Bureaucratic Feelings by Ed Kiely: upcoming Welfare Futures Seminar

4 March 2025

Ed Kiely will present at our upcoming Welfare Futures seminar. On March 4th, they will talk about "Bureaucratic Feelings: Knowledge production, affective regulation and the administration of austerity." In this talk Kiely investigates the role of affect in the planning and delivery of public services.

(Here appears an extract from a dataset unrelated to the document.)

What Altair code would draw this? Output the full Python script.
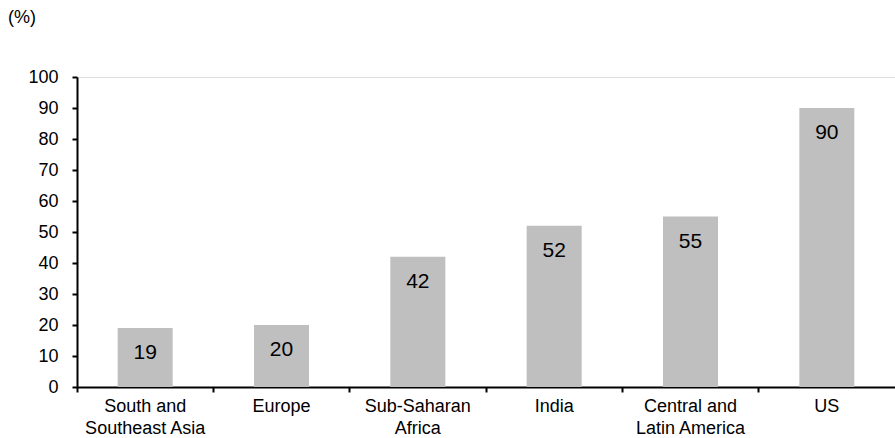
import altair as alt
import pandas as pd

categories = ["South and|Southeast Asia", "Europe", "Sub-Saharan|Africa", "India",
              "Central and|Latin America", "US"]
values = [19, 20, 42, 52, 55, 90]
y_ticks = list(range(0, 101, 10))

df = pd.DataFrame({"region": categories, "value": values})
FONT = "Liberation Sans"

x_enc = alt.X("region:N", sort=categories,
              scale=alt.Scale(paddingInner=0, paddingOuter=0),
              axis=alt.Axis(title=None, labelAngle=0, bandPosition=0,
                            labelExpr="split(datum.value, '|')",
                            labelFont=FONT, labelFontSize=18, labelColor="black",
                            labelLineHeight=22, labelPadding=5, labelBaseline="top",
                            tickSize=5, tickColor="black", tickWidth=2,
                            domainColor="black", domainWidth=2, grid=False))
y_enc = alt.Y("value:Q", scale=alt.Scale(domain=[0, 100], nice=False),
              axis=alt.Axis(title=None, values=y_ticks, labelFont=FONT, labelFontSize=18,
                            labelColor="black", labelPadding=14, tickSize=5,
                            labelOverlap=False,
                            tickColor="black", tickWidth=2, domainColor="black",
                            domainWidth=2, grid=False))

bars = alt.Chart(df).mark_bar(size=55, color="#bfbfbf").encode(x=x_enc, y=y_enc)
labels = alt.Chart(df).mark_text(font=FONT, fontSize=21, color="black", dy=25,
                                 baseline="middle").encode(
    x=x_enc, y=y_enc, text="value:Q")
unit = alt.Chart(pd.DataFrame({"t": ["(%)"]})).mark_text(
    font=FONT, fontSize=18, color="black", align="left", baseline="middle").encode(
    x=alt.value(-69), y=alt.value(-59), text="t:N")

chart = alt.layer(bars, labels, unit).properties(
    width=818, height=310,
    autosize=alt.AutoSizeParams(type="none"),
    padding={"left": 77, "top": 77, "right": 0, "bottom": 51},
).configure_view(stroke=None).configure(background="white")

chart.save("out.html", embed_options={"renderer": "svg", "actions": False})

Drawing on extensive fieldwork within UK local government and mental health services, Ed Kiely's talk investigates how bureaucrats navigated the tensions between care provision and austerity measures during a period of severe budget cuts. Between 2010 and 2019, local government revenues were slashed by £11.4 billion – an 18 percent reduction. Through their research within one county council, they examine two key institutional mechanisms that emerged: the production of knowledge systems structurally unable to recognize austerity's harmful impacts, and the cultivation of 'austerity optimism' – a narrative suggesting that funding cuts actually benefited service users. Kiely's analysis engages with contemporary literature on bureaucratic violence, strategic ignorance, the politics of unfeeling, and the postcolonial welfare state to understand these institutionalized modes of unseeing.

Practical information

What        
Ed Kiely, “Bureaucratic Feelings: Knowledge production, affective regulation and the administration of austerity”

When       
4 March, 15.30-17.00, followed by drinks at CREA Café

Where      
REC B5.12, Common Room Anthropology (Roeterseiland, B-building, 5th floor) 
If you are not able to join in person, you can also follow the talk and discussion via the live stream.

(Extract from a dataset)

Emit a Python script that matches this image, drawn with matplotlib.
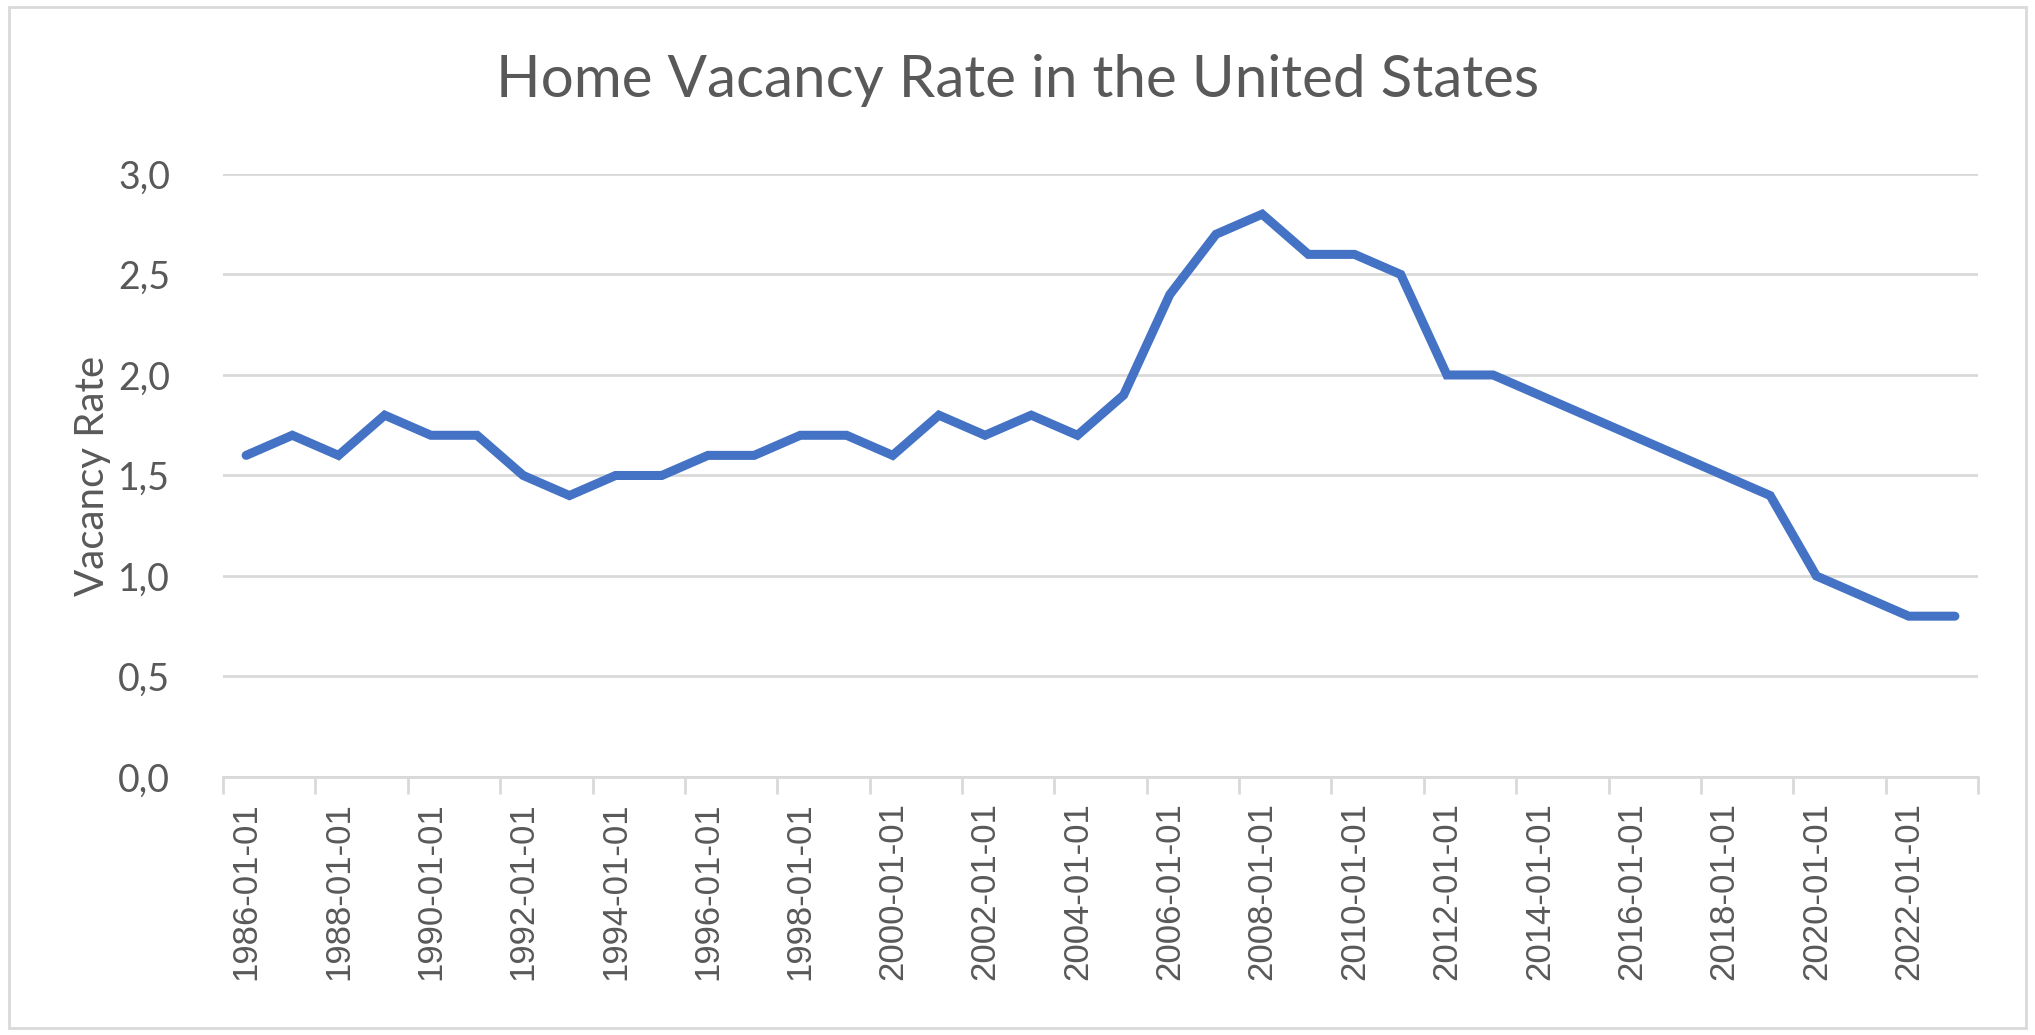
import matplotlib
matplotlib.use("Agg")
import matplotlib.pyplot as plt
import numpy as np
from matplotlib.patches import Rectangle

# annual home vacancy rate
years = list(range(1986, 2024))
rate = [1.6, 1.7, 1.6, 1.8, 1.7, 1.7, 1.5, 1.4, 1.5, 1.5,
        1.6, 1.6, 1.7, 1.7, 1.6, 1.8, 1.7, 1.8, 1.7, 1.9,
        2.4, 2.7, 2.8, 2.6, 2.6, 2.5, 2.0, 2.0, 1.9, 1.8,
        1.7, 1.6, 1.5, 1.4, 1.0, 0.9, 0.8, 0.8]
labels = [f"{y}-01-01" for y in years]
yticks = [0.0, 0.5, 1.0, 1.5, 2.0, 2.5, 3.0]

txt = "#595959"
grid = "#d9d9d9"
blue = "#4472C4"

fig = plt.figure(figsize=(20.35, 10.35), dpi=100)
ax = fig.add_axes([0.1096, 0.2493, 0.972 - 0.1096, 0.8319 - 0.2493])

x = np.arange(len(years))
ax.plot(x, rate, color=blue, lw=6.5, solid_capstyle="round", solid_joinstyle="miter", zorder=3)

ax.set_xlim(-0.5, len(years) - 0.5)
ax.set_ylim(0, 3.0)

# gridlines
ax.set_yticks(yticks)
ax.set_yticklabels([f"{v:.1f}".replace(".", ",") for v in yticks], family="Lato", fontsize=27, color=txt)
ax.yaxis.grid(True, color=grid, lw=2)
ax.tick_params(axis="y", length=0, pad=38)

# category axis: ticks every 2 categories on boundaries, labels on every 2nd category
ax.set_xticks(np.arange(-0.5, len(years), 2))
ax.set_xticklabels([])
ax.set_xticks(x[::2], minor=True)
ax.set_xticklabels(labels[::2], minor=True, rotation=90, family="Liberation Sans",
                   fontsize=25, color=txt, va="top")
ax.tick_params(axis="x", which="major", length=12, width=2, color=grid)
ax.tick_params(axis="x", which="minor", length=0, pad=18)

for s in ["top", "right", "left"]:
    ax.spines[s].set_visible(False)
ax.spines["bottom"].set_color(grid)
ax.spines["bottom"].set_linewidth(2)
ax.set_axisbelow(True)

ax.set_ylabel("Vacancy Rate", family="Lato", fontsize=29, color=txt, labelpad=5)

fig.text(0.5, 0.922, "Home Vacancy Rate in the United States", ha="center", va="center",
         family="Lato", fontsize=42, color=txt)

fig.patches.append(Rectangle((0.0045, 0.007), 0.991, 0.986, transform=fig.transFigure,
                             fill=False, edgecolor=grid, lw=2))

fig.savefig("out.png", dpi=100)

Welfare Futures Seminar Upcoming Events

April 7: Ruth Prince exploring social protection for health costs in Kenya
May 6: TBD
June 6: Anouk de Koning's inaugural lecture as professor of Power, Politics and the State

Welfare Futures seminar series

The Welfare Futures seminar series is hosted by the Prototyping Welfare and Crafting Resilience projects, embedded in the Anthropology department of the University of Amsterdam. With talks every 4 weeks, it seeks to create a lively space for debate and bring together an interdisciplinary ethnographic community engaged in thinking about transforming welfare landscapes in Europe and beyond.